▶ _Task description_
Quote the whole listing verbatim.

▶ _Recorded information_
··········
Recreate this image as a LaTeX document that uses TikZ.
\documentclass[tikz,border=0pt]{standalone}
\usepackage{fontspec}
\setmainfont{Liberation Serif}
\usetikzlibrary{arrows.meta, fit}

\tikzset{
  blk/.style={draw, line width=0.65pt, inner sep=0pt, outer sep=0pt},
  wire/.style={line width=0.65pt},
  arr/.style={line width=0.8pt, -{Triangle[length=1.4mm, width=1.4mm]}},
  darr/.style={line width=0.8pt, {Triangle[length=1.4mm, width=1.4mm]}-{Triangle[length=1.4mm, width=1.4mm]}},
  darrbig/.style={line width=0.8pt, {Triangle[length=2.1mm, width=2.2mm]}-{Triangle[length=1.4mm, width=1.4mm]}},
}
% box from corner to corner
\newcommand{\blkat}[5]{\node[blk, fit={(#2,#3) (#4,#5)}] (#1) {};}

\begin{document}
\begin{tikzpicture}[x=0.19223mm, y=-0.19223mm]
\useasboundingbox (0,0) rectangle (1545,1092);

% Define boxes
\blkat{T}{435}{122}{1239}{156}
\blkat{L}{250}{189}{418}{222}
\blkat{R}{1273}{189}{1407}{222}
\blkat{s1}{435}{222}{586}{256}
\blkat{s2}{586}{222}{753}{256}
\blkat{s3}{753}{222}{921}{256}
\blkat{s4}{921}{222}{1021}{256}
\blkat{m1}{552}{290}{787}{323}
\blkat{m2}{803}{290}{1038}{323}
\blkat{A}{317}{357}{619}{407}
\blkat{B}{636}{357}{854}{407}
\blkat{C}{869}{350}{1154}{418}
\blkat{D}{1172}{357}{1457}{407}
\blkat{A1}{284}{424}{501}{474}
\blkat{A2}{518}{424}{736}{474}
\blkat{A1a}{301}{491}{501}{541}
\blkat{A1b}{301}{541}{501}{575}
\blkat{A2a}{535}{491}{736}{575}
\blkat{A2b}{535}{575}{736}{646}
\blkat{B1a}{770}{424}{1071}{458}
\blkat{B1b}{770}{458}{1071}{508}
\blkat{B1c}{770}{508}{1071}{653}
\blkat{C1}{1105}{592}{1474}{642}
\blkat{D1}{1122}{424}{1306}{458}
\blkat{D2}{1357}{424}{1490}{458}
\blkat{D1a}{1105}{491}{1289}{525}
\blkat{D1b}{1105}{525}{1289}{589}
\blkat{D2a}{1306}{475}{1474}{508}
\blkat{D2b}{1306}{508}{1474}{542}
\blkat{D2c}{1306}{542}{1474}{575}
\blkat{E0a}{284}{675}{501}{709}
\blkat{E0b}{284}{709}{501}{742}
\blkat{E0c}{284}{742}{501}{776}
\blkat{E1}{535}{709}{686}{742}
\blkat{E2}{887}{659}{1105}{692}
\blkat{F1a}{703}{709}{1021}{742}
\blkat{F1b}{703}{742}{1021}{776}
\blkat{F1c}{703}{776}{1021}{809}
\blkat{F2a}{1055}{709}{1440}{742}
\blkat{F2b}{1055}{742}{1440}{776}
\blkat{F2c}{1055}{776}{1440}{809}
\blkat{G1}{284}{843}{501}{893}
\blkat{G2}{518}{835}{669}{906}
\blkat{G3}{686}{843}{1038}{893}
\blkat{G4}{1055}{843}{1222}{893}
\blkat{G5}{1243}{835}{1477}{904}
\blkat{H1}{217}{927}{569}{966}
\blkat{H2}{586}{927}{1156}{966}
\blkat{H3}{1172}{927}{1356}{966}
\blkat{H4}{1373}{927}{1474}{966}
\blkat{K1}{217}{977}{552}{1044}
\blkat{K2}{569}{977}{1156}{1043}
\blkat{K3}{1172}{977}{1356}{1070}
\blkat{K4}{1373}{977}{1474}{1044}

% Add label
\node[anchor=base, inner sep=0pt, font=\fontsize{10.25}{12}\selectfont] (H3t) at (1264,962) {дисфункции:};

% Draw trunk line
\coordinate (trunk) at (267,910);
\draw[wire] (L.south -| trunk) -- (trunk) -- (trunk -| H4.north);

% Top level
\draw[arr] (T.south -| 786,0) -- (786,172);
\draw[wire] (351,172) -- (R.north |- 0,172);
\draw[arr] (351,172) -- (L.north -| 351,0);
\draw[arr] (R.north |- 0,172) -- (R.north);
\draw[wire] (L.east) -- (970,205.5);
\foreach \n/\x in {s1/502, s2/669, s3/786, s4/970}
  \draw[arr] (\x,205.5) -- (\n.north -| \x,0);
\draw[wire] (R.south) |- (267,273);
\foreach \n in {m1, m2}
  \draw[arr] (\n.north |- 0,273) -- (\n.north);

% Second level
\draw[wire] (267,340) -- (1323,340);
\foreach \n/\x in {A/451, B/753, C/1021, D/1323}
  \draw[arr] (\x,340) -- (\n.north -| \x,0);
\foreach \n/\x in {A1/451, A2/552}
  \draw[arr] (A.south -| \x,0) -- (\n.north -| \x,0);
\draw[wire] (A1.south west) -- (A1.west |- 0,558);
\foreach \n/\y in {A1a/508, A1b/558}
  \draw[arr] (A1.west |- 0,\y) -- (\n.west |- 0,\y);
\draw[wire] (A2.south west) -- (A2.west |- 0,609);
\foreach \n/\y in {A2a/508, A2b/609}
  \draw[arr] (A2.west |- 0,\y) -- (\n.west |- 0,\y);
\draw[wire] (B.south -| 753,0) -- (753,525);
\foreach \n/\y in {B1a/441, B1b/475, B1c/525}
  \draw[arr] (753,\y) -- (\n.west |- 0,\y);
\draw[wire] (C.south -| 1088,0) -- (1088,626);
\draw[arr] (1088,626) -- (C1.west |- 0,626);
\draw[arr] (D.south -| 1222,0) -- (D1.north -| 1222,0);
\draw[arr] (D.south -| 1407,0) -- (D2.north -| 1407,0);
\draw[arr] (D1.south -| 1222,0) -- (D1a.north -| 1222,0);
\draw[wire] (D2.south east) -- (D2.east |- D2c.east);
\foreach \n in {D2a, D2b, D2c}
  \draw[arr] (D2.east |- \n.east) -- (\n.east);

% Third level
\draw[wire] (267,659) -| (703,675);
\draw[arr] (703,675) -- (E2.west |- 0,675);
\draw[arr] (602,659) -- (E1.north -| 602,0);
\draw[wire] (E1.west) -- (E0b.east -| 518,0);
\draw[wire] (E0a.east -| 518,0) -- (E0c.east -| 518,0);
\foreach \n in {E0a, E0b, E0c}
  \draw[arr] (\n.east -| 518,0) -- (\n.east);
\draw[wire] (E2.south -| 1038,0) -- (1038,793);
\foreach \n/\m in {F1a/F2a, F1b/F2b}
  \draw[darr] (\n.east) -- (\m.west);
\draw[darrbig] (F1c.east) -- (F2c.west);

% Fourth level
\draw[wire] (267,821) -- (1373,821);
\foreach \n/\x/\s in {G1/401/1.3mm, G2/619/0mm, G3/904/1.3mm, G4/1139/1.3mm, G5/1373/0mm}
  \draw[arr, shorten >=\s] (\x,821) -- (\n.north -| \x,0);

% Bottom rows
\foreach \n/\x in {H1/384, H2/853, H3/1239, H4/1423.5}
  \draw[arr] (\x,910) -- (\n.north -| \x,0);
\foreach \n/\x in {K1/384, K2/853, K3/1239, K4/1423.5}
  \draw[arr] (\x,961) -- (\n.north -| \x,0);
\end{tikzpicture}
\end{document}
··········
▶ _Answer to the exercise_
Recreate this image as a LaTeX document that uses TikZ.
\documentclass[tikz,border=0pt]{standalone}
\usepackage{fontspec}
\setmainfont{Liberation Serif}
\usetikzlibrary{arrows.meta, fit}

\tikzset{
  blk/.style={draw, line width=0.65pt, inner sep=0pt, outer sep=0pt},
  wire/.style={line width=0.65pt},
  arr/.style={line width=0.8pt, -{Triangle[length=1.4mm, width=1.4mm]}},
  darr/.style={line width=0.8pt, {Triangle[length=1.4mm, width=1.4mm]}-{Triangle[length=1.4mm, width=1.4mm]}},
  darrbig/.style={line width=0.8pt, {Triangle[length=2.1mm, width=2.2mm]}-{Triangle[length=1.4mm, width=1.4mm]}},
}
% box from corner to corner
\newcommand{\blkat}[5]{\node[blk, fit={(#2,#3) (#4,#5)}] (#1) {};}

\begin{document}
\begin{tikzpicture}[x=0.19223mm, y=-0.19223mm]
\useasboundingbox (0,0) rectangle (1545,1092);

% Define boxes
\blkat{T}{435}{122}{1239}{156}
\blkat{L}{250}{189}{418}{222}
\blkat{R}{1273}{189}{1407}{222}
\blkat{s1}{435}{222}{586}{256}
\blkat{s2}{586}{222}{753}{256}
\blkat{s3}{753}{222}{921}{256}
\blkat{s4}{921}{222}{1021}{256}
\blkat{m1}{552}{290}{787}{323}
\blkat{m2}{803}{290}{1038}{323}
\blkat{A}{317}{357}{619}{407}
\blkat{B}{636}{357}{854}{407}
\blkat{C}{869}{350}{1154}{418}
\blkat{D}{1172}{357}{1457}{407}
\blkat{A1}{284}{424}{501}{474}
\blkat{A2}{518}{424}{736}{474}
\blkat{A1a}{301}{491}{501}{541}
\blkat{A1b}{301}{541}{501}{575}
\blkat{A2a}{535}{491}{736}{575}
\blkat{A2b}{535}{575}{736}{646}
\blkat{B1a}{770}{424}{1071}{458}
\blkat{B1b}{770}{458}{1071}{508}
\blkat{B1c}{770}{508}{1071}{653}
\blkat{C1}{1105}{592}{1474}{642}
\blkat{D1}{1122}{424}{1306}{458}
\blkat{D2}{1357}{424}{1490}{458}
\blkat{D1a}{1105}{491}{1289}{525}
\blkat{D1b}{1105}{525}{1289}{589}
\blkat{D2a}{1306}{475}{1474}{508}
\blkat{D2b}{1306}{508}{1474}{542}
\blkat{D2c}{1306}{542}{1474}{575}
\blkat{E0a}{284}{675}{501}{709}
\blkat{E0b}{284}{709}{501}{742}
\blkat{E0c}{284}{742}{501}{776}
\blkat{E1}{535}{709}{686}{742}
\blkat{E2}{887}{659}{1105}{692}
\blkat{F1a}{703}{709}{1021}{742}
\blkat{F1b}{703}{742}{1021}{776}
\blkat{F1c}{703}{776}{1021}{809}
\blkat{F2a}{1055}{709}{1440}{742}
\blkat{F2b}{1055}{742}{1440}{776}
\blkat{F2c}{1055}{776}{1440}{809}
\blkat{G1}{284}{843}{501}{893}
\blkat{G2}{518}{835}{669}{906}
\blkat{G3}{686}{843}{1038}{893}
\blkat{G4}{1055}{843}{1222}{893}
\blkat{G5}{1243}{835}{1477}{904}
\blkat{H1}{217}{927}{569}{966}
\blkat{H2}{586}{927}{1156}{966}
\blkat{H3}{1172}{927}{1356}{966}
\blkat{H4}{1373}{927}{1474}{966}
\blkat{K1}{217}{977}{552}{1044}
\blkat{K2}{569}{977}{1156}{1043}
\blkat{K3}{1172}{977}{1356}{1070}
\blkat{K4}{1373}{977}{1474}{1044}

% Add label
\node[anchor=base, inner sep=0pt, font=\fontsize{10.25}{12}\selectfont] (H3t) at (1264,962) {дисфункции:};

% Draw trunk line
\coordinate (trunk) at (267,910);
\draw[wire] (L.south -| trunk) -- (trunk) -- (trunk -| H4.north);

% Top level
\draw[arr] (T.south -| 786,0) -- (786,172);
\draw[wire] (351,172) -- (R.north |- 0,172);
\draw[arr] (351,172) -- (L.north -| 351,0);
\draw[arr] (R.north |- 0,172) -- (R.north);
\draw[wire] (L.east) -- (970,205.5);
\foreach \n/\x in {s1/502, s2/669, s3/786, s4/970}
  \draw[arr] (\x,205.5) -- (\n.north -| \x,0);
\draw[wire] (R.south) |- (267,273);
\foreach \n in {m1, m2}
  \draw[arr] (\n.north |- 0,273) -- (\n.north);

% Second level
\draw[wire] (267,340) -- (1323,340);
\foreach \n/\x in {A/451, B/753, C/1021, D/1323}
  \draw[arr] (\x,340) -- (\n.north -| \x,0);
\foreach \n/\x in {A1/451, A2/552}
  \draw[arr] (A.south -| \x,0) -- (\n.north -| \x,0);
\draw[wire] (A1.south west) -- (A1.west |- 0,558);
\foreach \n/\y in {A1a/508, A1b/558}
  \draw[arr] (A1.west |- 0,\y) -- (\n.west |- 0,\y);
\draw[wire] (A2.south west) -- (A2.west |- 0,609);
\foreach \n/\y in {A2a/508, A2b/609}
  \draw[arr] (A2.west |- 0,\y) -- (\n.west |- 0,\y);
\draw[wire] (B.south -| 753,0) -- (753,525);
\foreach \n/\y in {B1a/441, B1b/475, B1c/525}
  \draw[arr] (753,\y) -- (\n.west |- 0,\y);
\draw[wire] (C.south -| 1088,0) -- (1088,626);
\draw[arr] (1088,626) -- (C1.west |- 0,626);
\draw[arr] (D.south -| 1222,0) -- (D1.north -| 1222,0);
\draw[arr] (D.south -| 1407,0) -- (D2.north -| 1407,0);
\draw[arr] (D1.south -| 1222,0) -- (D1a.north -| 1222,0);
\draw[wire] (D2.south east) -- (D2.east |- D2c.east);
\foreach \n in {D2a, D2b, D2c}
  \draw[arr] (D2.east |- \n.east) -- (\n.east);

% Third level
\draw[wire] (267,659) -| (703,675);
\draw[arr] (703,675) -- (E2.west |- 0,675);
\draw[arr] (602,659) -- (E1.north -| 602,0);
\draw[wire] (E1.west) -- (E0b.east -| 518,0);
\draw[wire] (E0a.east -| 518,0) -- (E0c.east -| 518,0);
\foreach \n in {E0a, E0b, E0c}
  \draw[arr] (\n.east -| 518,0) -- (\n.east);
\draw[wire] (E2.south -| 1038,0) -- (1038,793);
\foreach \n/\m in {F1a/F2a, F1b/F2b}
  \draw[darr] (\n.east) -- (\m.west);
\draw[darrbig] (F1c.east) -- (F2c.west);

% Fourth level
\draw[wire] (267,821) -- (1373,821);
\foreach \n/\x/\s in {G1/401/1.3mm, G2/619/0mm, G3/904/1.3mm, G4/1139/1.3mm, G5/1373/0mm}
  \draw[arr, shorten >=\s] (\x,821) -- (\n.north -| \x,0);

% Bottom rows
\foreach \n/\x in {H1/384, H2/853, H3/1239, H4/1423.5}
  \draw[arr] (\x,910) -- (\n.north -| \x,0);
\foreach \n/\x in {K1/384, K2/853, K3/1239, K4/1423.5}
  \draw[arr] (\x,961) -- (\n.north -| \x,0);
\end{tikzpicture}
\end{document}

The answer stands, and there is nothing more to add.